First, at the water park I was nursing my 16 month old in the changing room (I’m not especially modest, but nursing in a bathing suit is more than I, personally, like to expose). There was a young woman feeding a baby in with me. Here is how our conversation went:
Me: “How old is your baby?”
Her: “2 months.”
M: “Is he your first?”
H: “No.”
M: “How many kids do you have?”
H: “4”
M: “Oh, I have 6.”
H: “Did you breastfeed all of them?”
M: (taken a little aback at the sudden turn of the conversation) “yes…)
H: “I should have tried harder. I should try again.”
M: “I’m sure you are doing a great job.” (Pause) “Do you live around here?”
H: “Yes, (somewhere, I can’t remember, doesn’t mean anything to me).”
M: “We are visiting my sister in law in Hardin, we are from California.”
H: “Do you like it there?”
M: (not understanding) “Hardin? I don’t know, I guess, we are just visiting.” (Pause) “Do you like where you live?”
H: “No!”
M: “Where would you like to live?”
H: “I don’t know.” (Pause) “Denver! I want to live in Denver!”
M: “You should do that. You should make a plan, and do it.”
H: (tearing up) “Hardly anyone gets off the reservation.”
M: “I hope you will. I hope that for you.”
I have a hard time coveying the depth of feeling in this short exchange. Her shame, her expectation of being judged, and her despair at the plight of her own life. My heart ache for her, my helplessness, and the sting of my own white privilege. I wanted to encourage her. I wanted to tell her she could do anything she set her mind to. But that seemed so blatantly false. That would be my answer to my children. My white children. I don’t know what it is like to be her. I don’t know what it is like to be a part of a group economically depressed and socially and culturally oppressed for hundreds of years.

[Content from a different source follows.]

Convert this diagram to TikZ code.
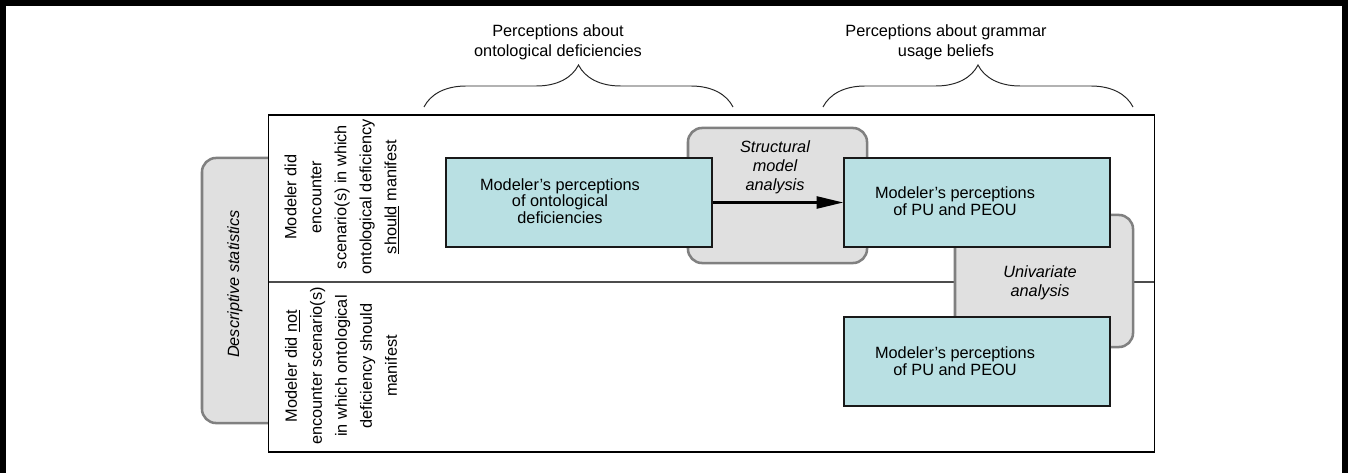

I felt such a deep pain for this young woman, this human being in front of me.
Fast forward to the next afternoon. We are on our way to the park. A kid we are with warns my kids not to go in the tunnel “because the natives pee in it.” His mother quickly corrects him. People pee in it. They happen to be Native American. She explains to me that this stereotyping is a problem because the population is majority Native American, so it is always more likely that it is a Native American who has done something wrong. I understand what she is saying, but it doesn’t ring true to me. It is overt racism to me. And if the native Americans are breaking laws more often, why is that? Higher rates of crime, teenage pregnancy, high school drop out, substance abuse. These are the plagues of the culturally oppressed. Why do they self-destruct at such alarming rates? Does it stem from a deep set feeling of unworthiness to succeed? Is it their own way of rebelling against white societal norms? Is it generations of depression? I don’t know the answer, and I certainly don’t have solutions. But there were Native American children in the park that day who heard that white kid speaking. Young, impressionable minds, who are constantly receiving these messages about who they are. Racism and cultural oppression are alive and well in the USA.